Tropical Storm Irene in 2011 was a 500-year flood. The flood of 1998 was a 100-year flood.

 

 

 

It is increasingly clear that Coleman is right. These numbers don’t provide any real way to understand an increasingly volatile climate. And it’s disturbing and increasingly scary that we don’t have any really good way of understanding and quantifying the impacts of a changing climate – other than to accept that extreme weather events are the hallmarks of a warming planet.

That’s small consolation for Connecticut and Saint Johnsbury and Plainfield and Lyndon, and Duxbury and Waterbury and Fayston and Moretown, and the parts of upstate New York (that were inundated by the remnants of Hurricane Ernesto on August 9 and 10). That’s no consolation for the folks in southern Ontario in Milton and Mississauga and Toronto who saw similar extreme rainfall last weekend.

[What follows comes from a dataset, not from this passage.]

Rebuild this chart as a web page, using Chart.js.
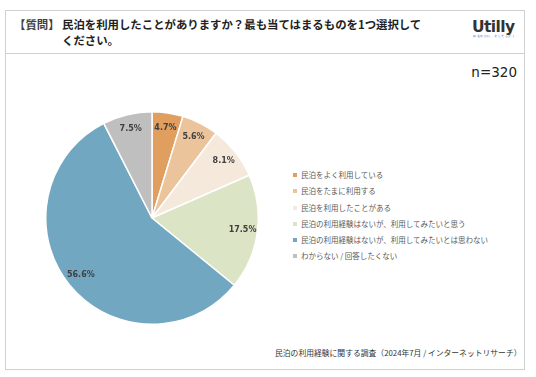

We need better metrics; we need a better understanding and we need better forecasting tools. We’re going to need better infrastructure and a better way to co-exist with all our rivers and streams and our tiny brooks. We’re going to have to cede some of the lower ground.

The level of extreme weather we’re seeing is accelerating. The time for arguing whether climate change is real is over.